Rumor has it that the French have a whole lot more time off from work than Americans do. It is true that many full time employees here receive 5 weeks of vacation each year while we know folks back in the “old country” who struggle to ration out their 2 weeks, combining them with weekends or other holidays to stretch the break a little longer. With annual trips to Europe, often to France, Bill and I were lucky to have had employers with much more liberal leave policies. But what about nationwide holidays known as public or bank holidays or in the US, federal holidays? In America there are 10 with an 11th day added every 4 years for Inauguration Day. In France it’s 11 and if any of those fall on a weekend, too bad, it’s not moved to the closest Friday or Monday so employees don’t get the day off. Last Thursday we celebrated one of those jours fériés that wasn’t on a weekend with 2 festivals; one in the lower town where we live and the other in the upper Medieval walled city that overlooks us.
Since 1768 the covered market in the middle of Carcassonne has been the central meeting point to buy fresh food several days each week. As the range and availability of products grew, so did the crowds, and the arrival of electricity around 1920 provided a logical solution. Vendors of fruits and vegetables could set up in the square outside of Les Halles while those needing refrigeration could still rent space inside. It was those sellers of meats, fish, and chicken who organized last week’s Les Halles en Fête to promote their foods. The butchers, fishmongers, and chicken growers that we normally see behind big glass counters inside the building were now at booths in the parking lot offering tastings to tempt you to buy a full plate of tapas. It didn’t take us long to choose a couple of overflowing plates and a bottle of wine to accompany our lunch.

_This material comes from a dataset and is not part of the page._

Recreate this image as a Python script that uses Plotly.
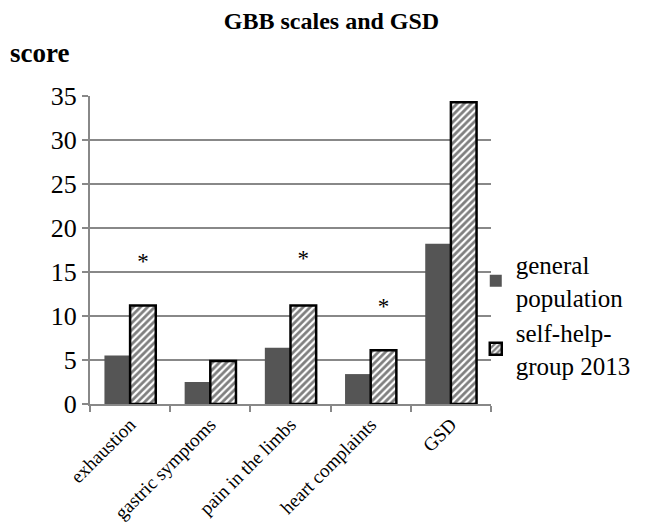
import plotly.graph_objects as go

categories = ["exhaustion", "gastric symptoms", "pain in the limbs", "heart complaints", "GSD"]
general_population = [5.5, 2.5, 6.4, 3.4, 18.2]
self_help_2013 = [11.2, 4.9, 11.2, 6.1, 34.3]
asterisk_y = [16.0, None, 16.3, 10.9, 39.0]
y_ticks = [0, 5, 10, 15, 20, 25, 30, 35]

FONT = "Liberation Serif"
BARGAP = 0.36

fig = go.Figure()
fig.add_trace(go.Bar(
    x=categories, y=general_population, name="general<br>population",
    marker=dict(color="#555555", line=dict(width=0)),
))
fig.add_trace(go.Bar(
    x=categories, y=self_help_2013, name="self-help-<br>group 2013",
    marker=dict(color="white", line=dict(color="black", width=2.5),
                pattern=dict(shape="/", fgcolor="black", bgcolor="white", size=5, solidity=0.55)),
))

# asterisks above the self-help bars (centre of the second bar in each group)
star_x = [i + (1 - BARGAP) / 4 for i, yv in enumerate(asterisk_y) if yv is not None]
star_y = [yv for yv in asterisk_y if yv is not None]
fig.add_trace(go.Scatter(
    x=star_x, y=star_y, mode="text", text=["*"] * len(star_x), xaxis="x2",
    textfont=dict(size=23, color="black", family=FONT),
    cliponaxis=False, showlegend=False, hoverinfo="skip",
))

fig.add_annotation(xref="paper", yref="paper", x=-0.2045, y=1.14, text="<b>score</b>",
                   showarrow=False, xanchor="left", yanchor="middle",
                   font=dict(size=27, color="black", family=FONT))

fig.update_layout(
    width=647, height=530,
    margin=dict(l=82, r=164, t=88, b=134, autoexpand=False),
    paper_bgcolor="white", plot_bgcolor="white",
    title=dict(text="<b>GBB scales and GSD</b>", x=0.5, xref="container", y=0.977, yref="container",
               yanchor="middle", xanchor="center",
               font=dict(size=24, color="black", family=FONT)),
    font=dict(family=FONT, color="black"),
    barmode="group", bargap=BARGAP, bargroupgap=0.0,
    showlegend=True,
    legend=dict(x=0.962, y=0.29, xanchor="left", yanchor="middle",
                font=dict(size=25, color="black", family=FONT),
                tracegroupgap=12, itemwidth=30, bgcolor="rgba(0,0,0,0)"),
    xaxis=dict(showline=True, linecolor="#888888", linewidth=2, ticks="outside",
               tickson="boundaries", ticklen=6, tickcolor="#888888", tickwidth=2,
               tickangle=-45, automargin=False,
               tickfont=dict(size=19, color="black", family=FONT)),
    xaxis2=dict(overlaying="x", range=[-0.5, 4.5], visible=False),
    yaxis=dict(range=[0, 35], tickvals=y_ticks, showgrid=True, gridcolor="#888888", gridwidth=2,
               showline=True, linecolor="#888888", linewidth=2, ticks="outside", ticklen=6,
               tickcolor="#888888", tickwidth=2, zeroline=False, automargin=False,
               tickfont=dict(size=26, color="black", family=FONT)),
)

fig.write_html("out.html")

After that tasty meal a 20-minute walk was just what we needed to get to the second festival of the day. Right at the main entrance of the Medieval walled city, La Cité, a “village” had been set up to spotlight some of the small producers in this area. Individuals are proud of their work be it wine, olives, honey, cheese, cakes, or ice cream. The emphasis is on quality and creativity using what’s available locally. The dyes for the textile artist come from the plants grown in her garden while the basket maker gets reeds near his workshop. Claire, the ceramics painter, lives in our neighborhood. It doesn’t get more local than that. I think that the association’s moto, “De notre terroir à votre table!” or roughly “From our land to your table!” says it all.